Task details
Copy out all the lines exactly. Omit pictures.

☆ ☆ ☆ ☆ ☆

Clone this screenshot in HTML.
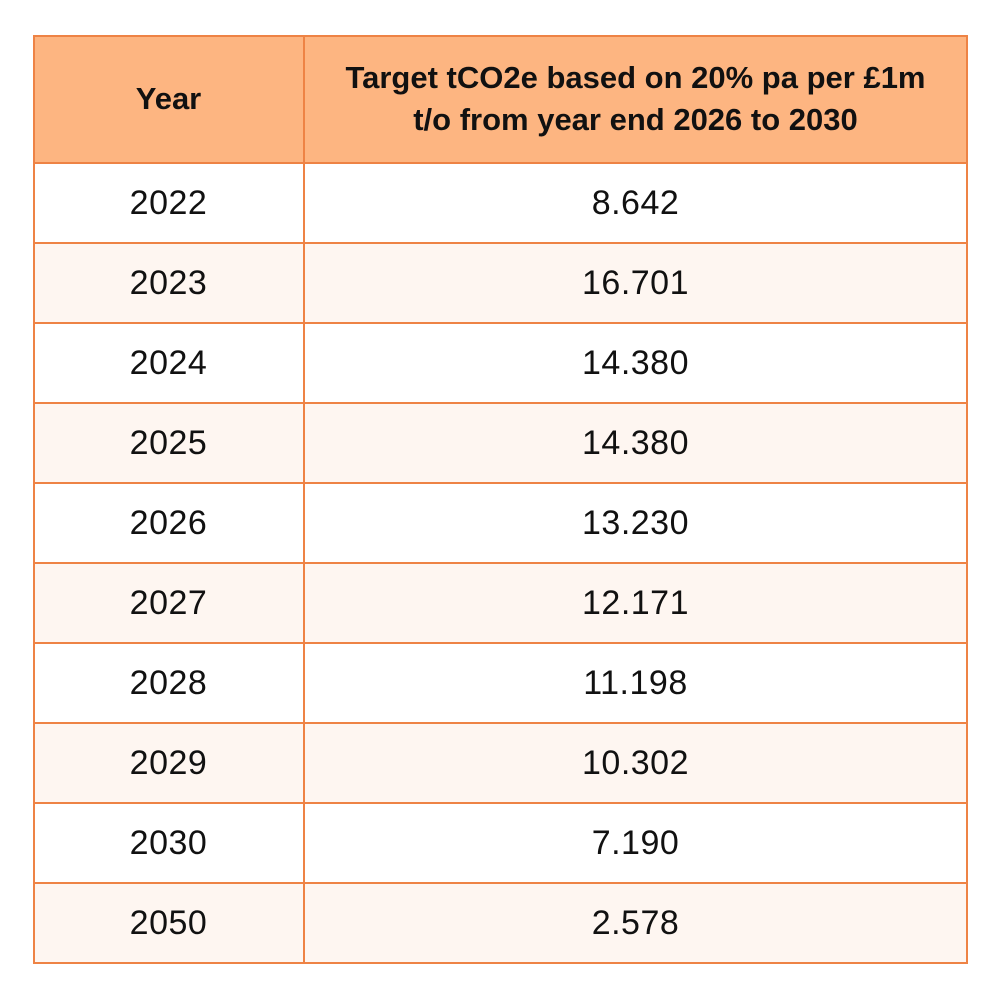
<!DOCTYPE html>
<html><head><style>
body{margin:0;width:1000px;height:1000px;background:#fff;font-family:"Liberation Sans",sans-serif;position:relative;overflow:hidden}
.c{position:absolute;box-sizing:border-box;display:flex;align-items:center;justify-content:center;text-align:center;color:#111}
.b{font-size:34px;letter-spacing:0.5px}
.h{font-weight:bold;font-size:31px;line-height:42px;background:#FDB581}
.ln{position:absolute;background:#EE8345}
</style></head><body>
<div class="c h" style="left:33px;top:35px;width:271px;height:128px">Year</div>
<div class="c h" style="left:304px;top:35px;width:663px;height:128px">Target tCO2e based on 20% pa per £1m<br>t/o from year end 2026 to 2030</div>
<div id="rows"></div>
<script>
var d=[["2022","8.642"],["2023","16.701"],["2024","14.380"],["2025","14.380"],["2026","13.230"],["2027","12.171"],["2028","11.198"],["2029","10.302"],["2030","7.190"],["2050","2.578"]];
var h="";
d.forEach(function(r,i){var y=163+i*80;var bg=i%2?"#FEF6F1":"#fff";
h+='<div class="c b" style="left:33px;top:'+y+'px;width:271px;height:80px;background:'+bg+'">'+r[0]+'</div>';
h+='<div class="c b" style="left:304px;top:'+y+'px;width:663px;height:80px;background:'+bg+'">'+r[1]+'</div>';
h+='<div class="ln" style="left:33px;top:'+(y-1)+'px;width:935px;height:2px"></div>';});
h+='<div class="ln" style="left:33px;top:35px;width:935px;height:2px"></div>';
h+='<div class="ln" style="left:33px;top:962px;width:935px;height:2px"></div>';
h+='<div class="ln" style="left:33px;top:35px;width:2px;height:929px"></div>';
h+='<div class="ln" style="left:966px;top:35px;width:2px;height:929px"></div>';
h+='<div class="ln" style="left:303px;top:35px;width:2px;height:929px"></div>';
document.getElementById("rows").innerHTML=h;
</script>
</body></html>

☆ ☆ ☆ ☆ ☆

Final result
Clone this screenshot in HTML.
<!DOCTYPE html>
<html><head><style>
body{margin:0;width:1000px;height:1000px;background:#fff;font-family:"Liberation Sans",sans-serif;position:relative;overflow:hidden}
.c{position:absolute;box-sizing:border-box;display:flex;align-items:center;justify-content:center;text-align:center;color:#111}
.b{font-size:34px;letter-spacing:0.5px}
.h{font-weight:bold;font-size:31px;line-height:42px;background:#FDB581}
.ln{position:absolute;background:#EE8345}
</style></head><body>
<div class="c h" style="left:33px;top:35px;width:271px;height:128px">Year</div>
<div class="c h" style="left:304px;top:35px;width:663px;height:128px">Target tCO2e based on 20% pa per £1m<br>t/o from year end 2026 to 2030</div>
<div id="rows"></div>
<script>
var d=[["2022","8.642"],["2023","16.701"],["2024","14.380"],["2025","14.380"],["2026","13.230"],["2027","12.171"],["2028","11.198"],["2029","10.302"],["2030","7.190"],["2050","2.578"]];
var h="";
d.forEach(function(r,i){var y=163+i*80;var bg=i%2?"#FEF6F1":"#fff";
h+='<div class="c b" style="left:33px;top:'+y+'px;width:271px;height:80px;background:'+bg+'">'+r[0]+'</div>';
h+='<div class="c b" style="left:304px;top:'+y+'px;width:663px;height:80px;background:'+bg+'">'+r[1]+'</div>';
h+='<div class="ln" style="left:33px;top:'+(y-1)+'px;width:935px;height:2px"></div>';});
h+='<div class="ln" style="left:33px;top:35px;width:935px;height:2px"></div>';
h+='<div class="ln" style="left:33px;top:962px;width:935px;height:2px"></div>';
h+='<div class="ln" style="left:33px;top:35px;width:2px;height:929px"></div>';
h+='<div class="ln" style="left:966px;top:35px;width:2px;height:929px"></div>';
h+='<div class="ln" style="left:303px;top:35px;width:2px;height:929px"></div>';
document.getElementById("rows").innerHTML=h;
</script>
</body></html>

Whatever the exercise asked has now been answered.